Had Appellant filed her claim in a more timely manner, Appellee would have been in a better position to refute it. While Appellant maintains that the application of the laches doctrine unjustly enriches Appellee, Appellee vigorously disputes that Appellant is even owed support.
In the original divorce decree, the trial court ordered that child support payments would be withheld automatically from Appellee's payroll check. According to Appellee, child support payments were subtracted from his wages for the first year after the divorce and discontinued when he left his job. By that time, both Darlene and Pamela had relocated to Florida. He claims that at this point, he was told by the Bureau of Child Support that he no longer needed to pay. This claim is corroborated in part by the fact that the prosecutor's office did not begin contempt proceedings to obtain support until July of 1983, about one month after Appellee says he left his job. This claim contrasts dramatically with Appellant's assertion that she was forced to send the girls to live with her sister because she had never received a single payment from Appellee.
Due to the extraordinary passage of time, Appellee would have difficulty presenting his defense. Any records of payment would undoubtedly be difficult if not impossible to retrieve. Appellee would not be able to produce his Bureau witness, who supposedly told him he had no duty to further pay. It is questionable that Appellant would have records of her expenses in regard to the girls, or that her sister in Florida would have such records. This passage of time was caused or encouraged by Appellant. Even after the Bureau of Child Support reminded Appellant of her dormant child support claim in 1990 or 1991, she allowed the claim to languish for another eight years. According to Appellant, the girls were grown at that point and she had moved on to a new relationship. (Tr. pp. 32-35). Not until 1999, and only then because she needed the money to help support her grandchildren, did she attempt to rejuvenate her claim for back child support.
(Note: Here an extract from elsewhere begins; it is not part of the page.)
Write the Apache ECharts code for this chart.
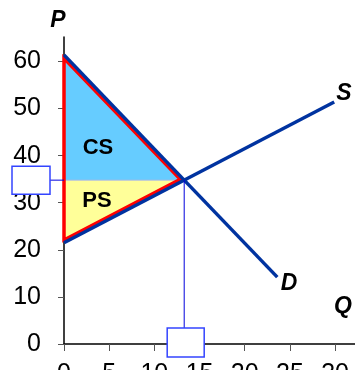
<!DOCTYPE html>
<html><head><meta charset="utf-8">
<script src="https://cdn.jsdelivr.net/npm/echarts@6/dist/echarts.min.js"></script>
<style>html,body{margin:0;padding:0;background:#fff}#c{width:355px;height:370px}</style>
</head><body><div id="c"></div>
<script>
// Tick labels
const xTicks = [0, 5, 10, 15, 20, 25, 30];
const yTicks = [0, 10, 20, 30, 40, 50, 60];
// Demand and supply lines (Q, P)
const demandQ = [0, 23.6];
const demandP = [61.4, 14.2];
const supplyQ = [0, 29.9];
const supplyP = [21.5, 51.4];
// Equilibrium
const eqQ = 13.3;
const eqP = 34.8;
// Surplus areas
const csQ = [0, 0, 13.0];
const csP = [60.7, 34.8, 34.8];
const psQ = [0, 13.0, 0];
const psP = [34.8, 34.8, 22.1];
const outlineQ = [0, 12.87, 0];
const outlineP = [60.7, 34.97, 22.1];

const FONT = 'Liberation Sans';
const zip = (a, b) => a.map((v, i) => [v, b[i]]);

function polySeries(qs, ps, style, z) {
  return {
    type: 'custom', z: z, silent: true,
    data: [[qs[0], ps[0]]],
    renderItem: function (params, api) {
      const pts = zip(qs, ps).map(p => api.coord(p));
      return { type: 'polygon', shape: { points: pts }, style: style };
    }
  };
}

const chart = echarts.init(document.getElementById('c'), null, { renderer: 'canvas' });
chart.setOption({
  animation: false,
  backgroundColor: '#fff',
  grid: { left: 64, right: 0, top: 37, bottom: 26, containLabel: false, outerBoundsMode: 'none' },
  xAxis: {
    type: 'value', min: 0, max: 32.2,
    axisLine: { show: true, onZero: false, lineStyle: { color: '#000', width: 1.5 } },
    axisTick: { show: true, customValues: xTicks, length: 7, lineStyle: { color: '#555', width: 1 } },
    axisLabel: { customValues: xTicks, fontSize: 25, color: '#000', margin: 18, fontFamily: FONT },
    splitLine: { show: false }
  },
  yAxis: {
    type: 'value', min: 0, max: 65.2,
    axisLine: { show: true, onZero: false, lineStyle: { color: '#000', width: 1.5 } },
    axisTick: { show: true, customValues: yTicks, length: 6, lineStyle: { color: '#555', width: 1 } },
    axisLabel: { customValues: yTicks, fontSize: 25, color: '#000', margin: 23, fontFamily: FONT },
    splitLine: { show: false }
  },
  series: [
    polySeries(csQ, csP, { fill: '#66CCFF', stroke: null }, 1),
    polySeries(psQ, psP, { fill: '#FFFF99', stroke: null }, 1),
    {
      type: 'custom', z: 2, silent: true,
      data: [[eqQ, eqP]],
      renderItem: function (params, api) {
        const e = api.coord([eqQ, eqP]);
        const a = api.coord([0, eqP]);
        return { type: 'line', shape: { x1: a[0], y1: a[1], x2: e[0], y2: e[1] },
          style: { stroke: '#a8b8e0', lineWidth: 1 } };
      }
    },
    polySeries(outlineQ, outlineP, { fill: null, stroke: '#FF0000', lineWidth: 3.5, lineJoin: 'miter' }, 3),
    {
      type: 'line', z: 4, symbol: 'none', silent: true,
      data: zip(demandQ, demandP),
      lineStyle: { color: '#0033A0', width: 3.5 }
    },
    {
      type: 'line', z: 4, symbol: 'none', silent: true,
      data: zip(supplyQ, supplyP),
      lineStyle: { color: '#0033A0', width: 3.5 }
    },
    {
      type: 'custom', z: 5, silent: true,
      data: [[eqQ, eqP]],
      renderItem: function (params, api) {
        const e = api.coord([eqQ, eqP]);
        const a = api.coord([0, eqP]);
        const b = api.coord([eqQ, 0]);
        const lx = a[0] - 14;
        const ty = b[1] - 16;
        return {
          type: 'group',
          children: [
            { type: 'line', shape: { x1: lx, y1: a[1], x2: a[0], y2: a[1] }, style: { stroke: '#0000DD', lineWidth: 1 } },
            { type: 'rect', shape: { x: lx - 38, y: a[1] - 14, width: 38, height: 28 }, style: { fill: '#fff', stroke: '#3344FF', lineWidth: 1.5 } },
            { type: 'line', shape: { x1: e[0], y1: e[1], x2: e[0], y2: ty }, style: { stroke: '#0000DD', lineWidth: 1 } },
            { type: 'rect', shape: { x: e[0] - 17, y: ty, width: 37, height: 29 }, style: { fill: '#fff', stroke: '#3344FF', lineWidth: 1.5 } }
          ]
        };
      }
    }
  ],
  graphic: [
    { type: 'text', z: 100, x: 58, y: 21, style: { text: 'P', font: 'italic bold 23px ' + FONT, fill: '#000', align: 'center', verticalAlign: 'middle' } },
    { type: 'text', z: 100, x: 344, y: 94, style: { text: 'S', font: 'italic bold 23px ' + FONT, fill: '#000', align: 'center', verticalAlign: 'middle' } },
    { type: 'text', z: 100, x: 289, y: 284, style: { text: 'D', font: 'italic bold 23px ' + FONT, fill: '#000', align: 'center', verticalAlign: 'middle' } },
    { type: 'text', z: 100, x: 343, y: 307, style: { text: 'Q', font: 'italic bold 23px ' + FONT, fill: '#000', align: 'center', verticalAlign: 'middle' } },
    { type: 'text', z: 100, x: 98, y: 148, style: { text: 'CS', font: 'bold 22px ' + FONT, fill: '#000', align: 'center', verticalAlign: 'middle' } },
    { type: 'text', z: 100, x: 97, y: 201, style: { text: 'PS', font: 'bold 22px ' + FONT, fill: '#000', align: 'center', verticalAlign: 'middle' } }
  ]
});
</script>
</body></html>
The record reflects that Appellant took a consistently apathetic approach to the exercise of her rights, justifying the court's use of the equitable doctrine of laches to bar her claim.
In resolving that laches properly applied to this case, it is important to note that this Court in no way intends to convey that a parent can avoid child support obligations, then use the passage of time to erase them. The facts of this case are unique. This Court has also not lost sight of the fact that the true victims in this case are the couple's children. Neither party to this matter has approached the dispute with entirely clean hands. Appellee's failure to pay child support is matched by Appellant's baffling delay in seeking to enforce the support order, even after she claims she was "forced" to send her children to Florida because of the failure of support.
The remarkable delay in the institution of Appellant's claim, the prejudice to Appellee as a result of the delay, and the fact that there is considerable debate concerning whether Appellant may even be entitled to the support she seeks, prompts this Court to conclude that the trial court did not abuse its discretion by adopting the magistrate's recommendation that laches bars Appellant's child support claim. Accordingly, the judgment of the trial court is hereby affirmed.
Donofrio, J., concurs.
Vukovich, P.J., concurs in judgment only.